Political Medley
Act I: The Democratic Debate
If out of desperation you watched last night’s debate among the Democratic candidates, you may have noticed a slight bias on the part of NBC media.
Brian Williams: Joining us tonight will be Senator Barak Obama, former Senator John Edwards and–because Margaret Hamilton is unavailable–mean old Mrs. Clinton. Tim Russert will join me in the questions. I will start. Senator Barak, what if I told you Senator Clinton has compared you to Butterfly McQueen?
Sen. Barak: Well, I am too thin to be Hattie McDaniels. And in today’s America I can dream of being Rhett Butler.
Tim Russert: Sen. Clinton, how do expect us to believe that you wouldn’t have said that?
Sen. Clinton: You just are trying to make me cry again.
Tim Russert: And would you cry if I told you that Chelsea was just murdered.
Sen. Clinton: I don’t believe you. It’s not a sweeps month.
Brian Williams: Senator Edwards, did you know that Michelle Obama and Bill Clinton are having an affair?
Act II: Willard Romney Wins Something
Putting together a coalition of “Golfers for Eisenhower” and “Gilbert & Sullivan Amateur Societies”, Willard Romney won the Michigan Primary. It was noted that the ballot had been changed, asking Republican voters their choice for Scoutmaster, but Romney nonetheless won.

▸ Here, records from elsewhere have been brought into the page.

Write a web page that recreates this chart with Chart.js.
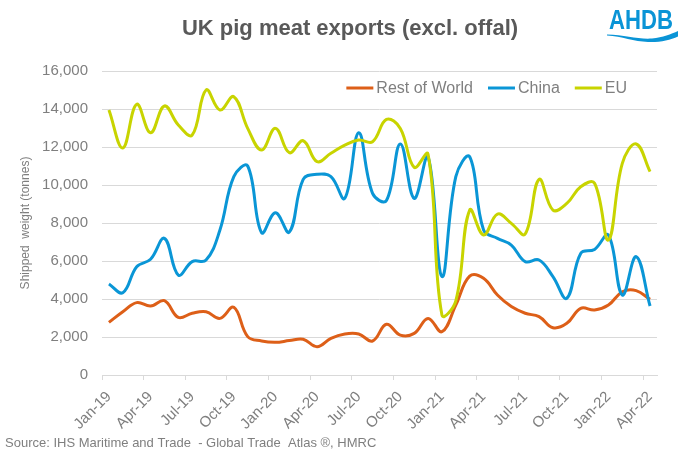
<!DOCTYPE html>
<html>
<head>
<meta charset="utf-8">
<script src="https://cdn.jsdelivr.net/npm/chart.js@4/dist/chart.umd.min.js"></script>
<style>
  body { margin: 0; background: #fff; }
  canvas { display: block; }
</style>
</head>
<body>
<canvas id="exportsChart" width="680" height="457"></canvas>
<script>
// Data (tonnes)
const months = ['Jan-19', 'Feb-19', 'Mar-19', 'Apr-19', 'May-19', 'Jun-19', 'Jul-19', 'Aug-19', 'Sep-19', 'Oct-19', 'Nov-19', 'Dec-19',
    'Jan-20', 'Feb-20', 'Mar-20', 'Apr-20', 'May-20', 'Jun-20', 'Jul-20', 'Aug-20', 'Sep-20', 'Oct-20', 'Nov-20', 'Dec-20',
    'Jan-21', 'Feb-21', 'Mar-21', 'Apr-21', 'May-21', 'Jun-21', 'Jul-21', 'Aug-21', 'Sep-21', 'Oct-21', 'Nov-21', 'Dec-21',
    'Jan-22', 'Feb-22', 'Mar-22', 'Apr-22'];
const restOfWorld = [2770, 3330, 3810, 3630, 3910, 3030, 3250, 3330, 2980, 3560, 2020, 1790,
    1720, 1810, 1880, 1490, 1930, 2160, 2160, 1790, 2670, 2100, 2190, 2980,
    2280, 3680, 5200, 5090, 4210, 3600, 3250, 3070, 2490, 2720, 3510, 3420,
    3680, 4380, 4440, 3980];
const china = [4790, 4330, 5700, 6090, 7190, 5260, 5970, 6050, 7630, 10440, 11000, 7490,
    8540, 7520, 10300, 10560, 10440, 9300, 12750, 9560, 9180, 12160, 9300, 11490,
    5180, 10440, 11490, 7630, 7190, 6840, 5970, 6050, 5180, 4040, 6400, 6610,
    7370, 4210, 6230, 3630];
const eu = [13950, 11950, 14250, 12750, 14160, 13160, 12630, 15000, 13950, 14650, 12980, 11840,
    12980, 11700, 12330, 11230, 11670, 12100, 12370, 12280, 13450, 12980, 10930, 11620,
    3160, 3900, 8680, 7370, 8470, 7980, 7420, 10300, 8680, 9030, 9910, 10090,
    7100, 11140, 12160, 10700];
const yTicks = { min: 0, max: 16000, step: 2000 };

const FONT = '"Liberation Sans", Arial, sans-serif';
const GREY = '#7f7f7f';
const GRID = '#d9d9d9';
Chart.defaults.font.family = FONT;

// Title, in-plot legend, logo and source line
const decor = {
    id: 'decor',
    afterDraw(chart) {
        const ctx = chart.ctx;
        const area = chart.chartArea;
        ctx.save();

        ctx.fillStyle = '#595959';
        ctx.font = 'bold 22px ' + FONT;
        ctx.textAlign = 'center';
        ctx.textBaseline = 'middle';
        ctx.fillText('UK pig meat exports (excl. offal)', 350, 29);

        // legend
        ctx.font = '16px ' + FONT;
        ctx.textAlign = 'left';
        const lineLen = 27, textGap = 3, itemGap = 15;
        const items = chart.data.datasets.map(d => ({ label: d.label, color: d.borderColor, w: ctx.measureText(d.label).width }));
        const total = items.reduce((s, it) => s + lineLen + textGap + it.w, 0) + itemGap * (items.length - 1);
        let x = area.right - 30 - total;
        const y = 88;
        items.forEach(it => {
            ctx.strokeStyle = it.color;
            ctx.lineWidth = 3;
            ctx.beginPath();
            ctx.moveTo(x, y);
            ctx.lineTo(x + lineLen, y);
            ctx.stroke();
            ctx.fillStyle = GREY;
            ctx.fillText(it.label, x + lineLen + textGap, y + 1);
            x += lineLen + textGap + it.w + itemGap;
        });

        // source
        ctx.font = '13px ' + FONT;
        ctx.fillStyle = GREY;
        ctx.fillText('Source: IHS Maritime and Trade  - Global Trade  Atlas \u00AE, HMRC', 5, 443);

        // logo
        ctx.fillStyle = '#0a94d6';
        ctx.font = 'bold 28px ' + FONT;
        ctx.textBaseline = 'alphabetic';
        const lw = ctx.measureText('AHDB').width;
        ctx.save();
        ctx.translate(609, 29);
        ctx.scale(64 / lw, 1);
        ctx.fillText('AHDB', 0, 0);
        ctx.restore();
        ctx.beginPath();
        ctx.moveTo(607, 34.5);
        ctx.bezierCurveTo(625, 35, 638, 39.5, 652, 38.5);
        ctx.bezierCurveTo(663, 37.5, 671, 34, 678, 31);
        ctx.lineTo(678, 36.5);
        ctx.bezierCurveTo(670, 40, 660, 42.5, 648, 42);
        ctx.bezierCurveTo(634, 41.5, 622, 36.5, 607, 35.5);
        ctx.closePath();
        ctx.fill();

        ctx.restore();
    }
};

const ctx = document.getElementById('exportsChart').getContext('2d');
new Chart(ctx, {
    type: 'line',
    data: {
        labels: months,
        datasets: [
            { label: 'Rest of World', data: restOfWorld, borderColor: '#dd5f18', order: 3 },
            { label: 'China', data: china, borderColor: '#0a96d6', order: 2 },
            { label: 'EU', data: eu, borderColor: '#c8d400', order: 1 }
        ]
    },
    options: {
        responsive: false,
        animation: false,
        elements: {
            line: { borderWidth: 3, tension: 0.4, fill: false },
            point: { radius: 0 }
        },
        layout: { padding: { top: 71, right: 23, bottom: 25, left: 0 } },
        plugins: {
            legend: { display: false },
            title: { display: false },
            tooltip: { enabled: false }
        },
        scales: {
            x: {
                offset: true,
                grid: {
                    offset: true,
                    drawOnChartArea: false,
                    tickLength: 5,
                    color: c => (c.index % 3 === 0 ? GRID : 'rgba(0,0,0,0)')
                },
                border: { color: GRID },
                ticks: {
                    autoSkip: false,
                    maxRotation: 45,
                    minRotation: 45,
                    padding: 8,
                    color: GREY,
                    font: { size: 15 },
                    callback: (v, i) => (i % 3 === 0 ? months[i] : '')
                },
                afterFit: s => { s.height = 57; }
            },
            y: {
                min: yTicks.min,
                max: yTicks.max,
                grid: { color: GRID, drawTicks: false },
                border: { display: false },
                ticks: {
                    stepSize: yTicks.step,
                    padding: 14,
                    color: GREY,
                    font: { size: 15 },
                    callback: v => v.toLocaleString('en-US')
                },
                title: {
                    display: true,
                    text: 'Shipped  weight (tonnes)',
                    color: GREY,
                    font: { size: 12 },
                    padding: { top: 18, bottom: 0 }
                },
                afterFit: s => { s.width = 102; }
            }
        }
    },
    plugins: [decor]
});
</script>
</body>
</html>
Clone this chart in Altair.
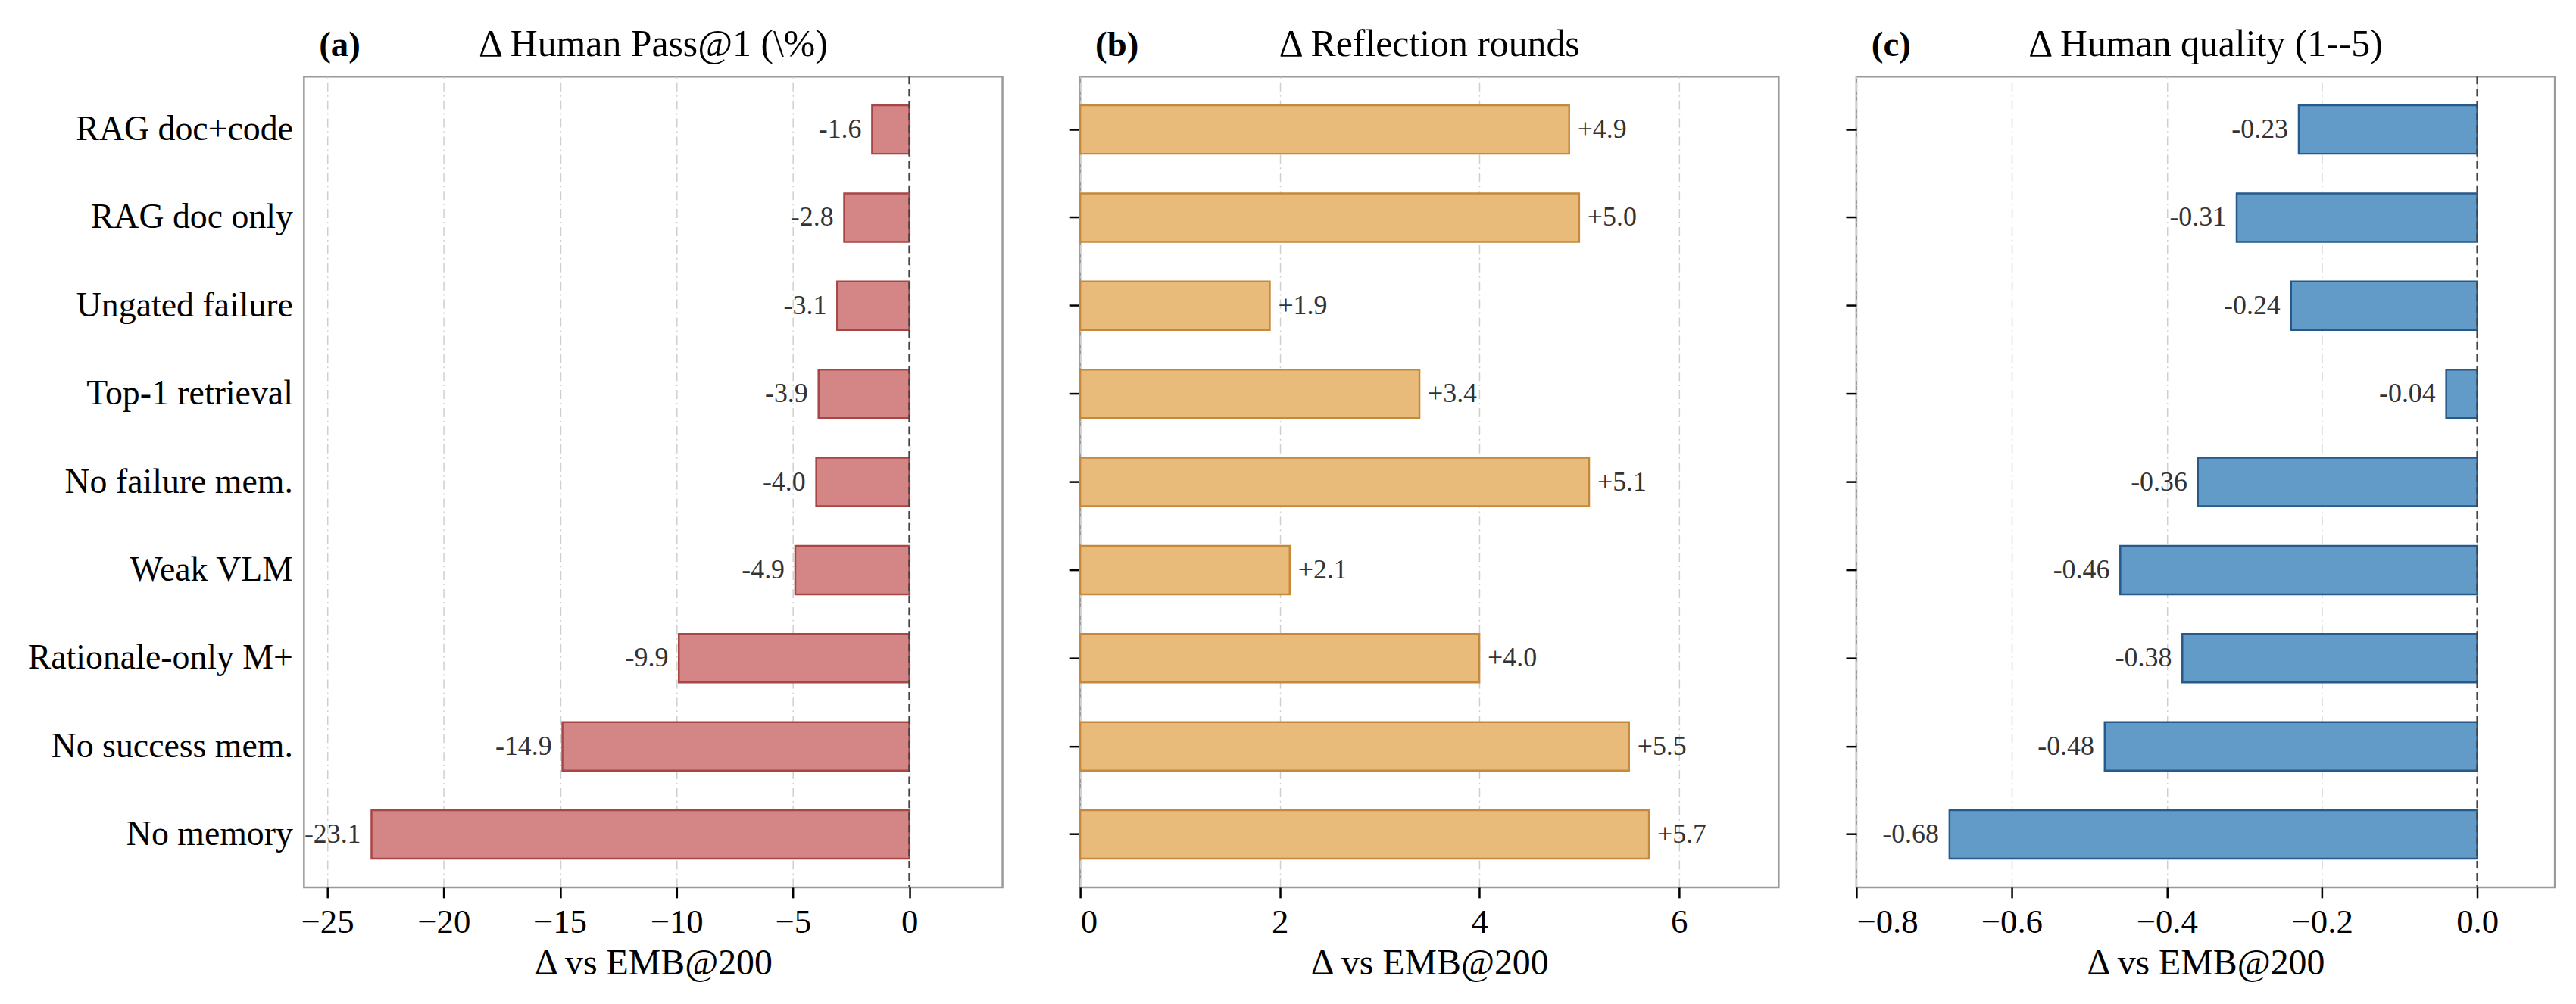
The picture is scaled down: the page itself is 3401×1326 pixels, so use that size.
import altair as alt
import pandas as pd

categories = ["RAG doc+code", "RAG doc only", "Ungated failure", "Top-1 retrieval",
              "No failure mem.", "Weak VLM", "Rationale-only M+", "No success mem.", "No memory"]
pass_delta = [-1.6, -2.8, -3.1, -3.9, -4.0, -4.9, -9.9, -14.9, -23.1]
refl_delta = [4.9, 5.0, 1.9, 3.4, 5.1, 2.1, 4.0, 5.5, 5.7]
qual_delta = [-0.23, -0.31, -0.24, -0.04, -0.36, -0.46, -0.38, -0.48, -0.68]

pass_ticks = [-25, -20, -15, -10, -5, 0]
refl_ticks = [0, 2, 4, 6]
qual_ticks = [-0.8, -0.6, -0.4, -0.2, 0.0]

titles = ["Δ Human Pass@1 (\\%)", "Δ Reflection rounds", "Δ Human quality (1--5)"]
tags = ["(a)", "(b)", "(c)"]
x_title = "Δ vs EMB@200"

FONT = "Liberation Serif"
W, H = 926, 1075
TICK = 14


def panel(values, labels, domain, ticks, fmt, fill, stroke, title, tag, side, first, zero_line):
    df = pd.DataFrame({"cat": categories, "val": values, "label": labels})
    if first:
        yaxis = alt.Axis(title=None, labels=True, ticks=False, domain=False,
                         labelFont=FONT, labelFontSize=46, labelColor="black",
                         labelLimit=0, labelPadding=15, minExtent=380, maxExtent=380)
    else:
        yaxis = alt.Axis(title=None, labels=False, ticks=True, tickSize=TICK, tickWidth=2.5,
                         tickColor="black", domain=False, minExtent=TICK, maxExtent=TICK)
    y = alt.Y("cat:N", sort=categories,
              scale=alt.Scale(paddingInner=0.45, paddingOuter=0.325), axis=yaxis)
    x = alt.X("val:Q", scale=alt.Scale(domain=domain, nice=False, zero=False),
              axis=alt.Axis(values=ticks, format=fmt, grid=True, gridColor="#cfcfcf",
                            gridDash=[12, 5, 2, 5], gridWidth=1.5, domain=False,
                            ticks=True, tickSize=TICK, tickWidth=2.5, tickColor="black",
                            labelFont=FONT, labelFontSize=45, labelColor="black",
                            labelPadding=10, title=x_title, titleFont=FONT,
                            titleFontSize=48, titleFontWeight="normal", titleColor="black",
                            titlePadding=8))
    base = alt.Chart(df)
    bars = base.mark_bar(fill=fill, stroke=stroke, strokeWidth=2.5).encode(
        x=x, x2=alt.datum(0), y=y)
    if side == "left":
        txt = base.mark_text(align="right", baseline="middle", dx=-14, font=FONT,
                             fontSize=36, color="#333333")
    else:
        txt = base.mark_text(align="left", baseline="middle", dx=11, font=FONT,
                             fontSize=36, color="#333333")
    txt = txt.encode(x="val:Q", y=alt.Y("cat:N", sort=categories), text="label:N")
    layers = [bars]
    if zero_line:
        rule = alt.Chart(pd.DataFrame({"z": [0]})).mark_rule(
            color="#444444", strokeDash=[10, 6], strokeWidth=2.5).encode(x=alt.X("z:Q"))
        layers.append(rule)
    layers.append(txt)
    head = pd.DataFrame({"t": [tag], "h": [title]})
    tag_chart = alt.Chart(head).mark_text(
        align="left", baseline="alphabetic", font=FONT, fontSize=47, fontWeight="bold",
        color="black").encode(text="t:N", x=alt.value(20), y=alt.value(-27))
    title_chart = alt.Chart(head).mark_text(
        align="center", baseline="alphabetic", font=FONT, fontSize=50,
        color="black").encode(text="h:N", x=alt.value(W / 2), y=alt.value(-27))
    layers += [tag_chart, title_chart]
    return alt.layer(*layers).properties(width=W, height=H)


a = panel(pass_delta, [f"{v:.1f}" for v in pass_delta], [-26, 4], pass_ticks, "d",
          "#d48686", "#a84545", titles[0], tags[0], "left", True, True)
b = panel(refl_delta, [f"{v:+.1f}" for v in refl_delta], [0, 7], refl_ticks, "d",
          "#e9bb7b", "#c4893b", titles[1], tags[1], "right", False, False)
c = panel(qual_delta, [f"{v:.2f}" for v in qual_delta], [-0.8, 0.1], qual_ticks, ".1f",
          "#639bc8", "#27598a", titles[2], tags[2], "left", False, True)

chart = alt.hconcat(a, b, c, spacing=98 - TICK).properties(
    padding={"left": 21, "right": 26, "top": 30, "bottom": 20},
    background="white",
).configure_view(stroke="#9a9a9a", strokeWidth=2.5).resolve_scale(y="independent")

chart.save("out.html", embed_options={"renderer": "svg", "actions": False})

In his victory speech, Mr. Romney offered his vision of America. “I’ll bring us back to the days when we used more oil in our hair than in our cars. And a great America is a clean America. So no more naughty words. Let’s limit our vocabulary to what you would have heard on “Leave It to Beaver”.
Act III: President God
Governor Mike Huckabee announced his intention to replace the Constitution with the Bible. He regretted the necessity of stoning anyone for adultery or eating pork, but the Law required it. Huckabee also mentioned that slavery would again be permissible but only six days a week. Under President Huckabee, Protestantism would not be compulsory; Catholics and Jews would just be registered as idolators. However, Moslems would have to be slaughtered.
Although his political platform might seem horrifying, Mr. Huckabee announced it in such a folksy, engaging manner that no one seemed to mind.
Dear Eugene, You may have neglected the third leg of Willard’s stool while mentioning the two. Likely that third leg was fun loving Democratic pranksters crossing over. They just could not go another day without seeing Willard’s surgically installed full smile. It’s the LED’s inside each front tooth that give it that special luminescence.
“OK, Democrats! Tough question time! Senator Obama! Puppies or kitties? Which are better?
Senator Clinton! If you were a car, what kind of car would you be?
Senator Edwards! WTF are you doing here, you replusive white male establishmentarian elitist? Oppressor! Why do you want to keep Senators Obama and Clinton down? And when did you stop beating your wife? Ever seen a UFO?
President Huckabee’s new constitution will be the Bill of Rites.